Much of his work has been involved with issues of time, motion (actual or implied), temporal experience, perception, analytical observation, thresholds of figurative and abstract representation, language systems and semiotics, methods of analysis and interpretation, and transformation of found images, thematic material or actual sites. His work has been exhibited internationally. A selection of exhibitions includes: the New York Film Festival at Lincoln Center; the Cannes Film Festival; the Museum of Modern Art, New York; the Whitney Biennial; the Venice Biennale; the Image Forum, Tokyo; Hirshhorn Museum, Washington, DC; and The National Gallery of Art, Washington DC; the Academy of Fine Arts, Vienna; The Canadian Center for Art & Architecture, Montreal; The Art Institute of Chicago; Los Angeles Film Forum; California Institute of the Arts; The Center for Contemporary Arts, Cincinnati; The Museum of Art Oviedo; Spain; American Museum of the Moving Image; Itoki Gallery, Japan; the Hiroshima International Animation Festival, Japan; Carnegie Museum of Art, Pittsburgh; ZKM Museum of Contemporary Art, Germany; Foundation for Art and Creative Technology, Liverpool; Art Miami; National Gallery of Art, Vilnius, Lithuania; and the National Taiwan Museum of Fine Arts. His work is included in the archives and collections of the IotaCenter and the Motion Picture Academy Archives in Los Angeles; the Motion Picture Academy’s Margaret Herrick Library in Beverly Hills; the International Animation Library of Japan; the ASIFA Animation Archive in Berlin; the Anthology Film Archives, New York, and in numerous museum and private collections. He is represented by Kim Foster Gallery, in New York.

Throughout his career, Glabicki has received numerous awards, prizes, and honors for his work, including a Guggenheim Fellowship, and grants from the National Endowment for the Arts, American Film Institute, and Pennsylvania Council for the Arts.

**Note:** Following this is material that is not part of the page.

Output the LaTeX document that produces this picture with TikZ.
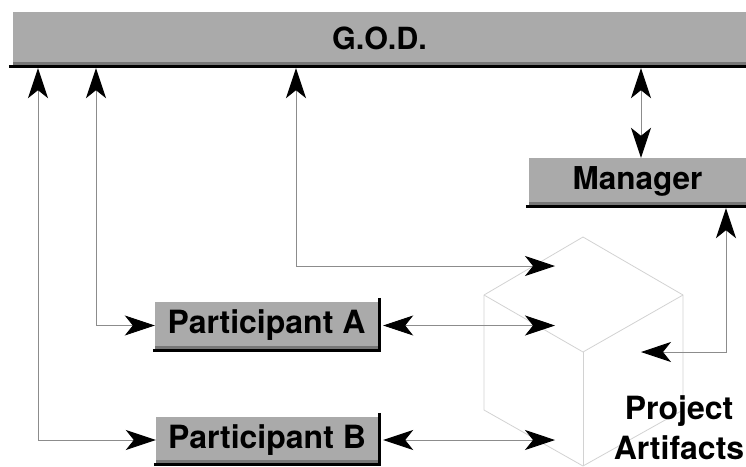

He received the Ohio University Alumni Medal of Merit for Achievement in Film, Art, and Education. In 2001, he was honored as “Artist of the Year” by the Pittsburgh Center for the Arts. His work is also cited in numerous books and publications on film, film history, art, and solo/group exhibitions.

In The Diagram Film Trilogy (1978-83), images exploded into fragments, were reconstructed, and exploded again, against a soundtrack of music, voices intoning lists of words, the sound of running water, and conversation. Photographic images fell apart, turned into a geometry in black and white, and came together again. The fractured shapes danced as objects on their own, and eventually no longer reverted to their original forms.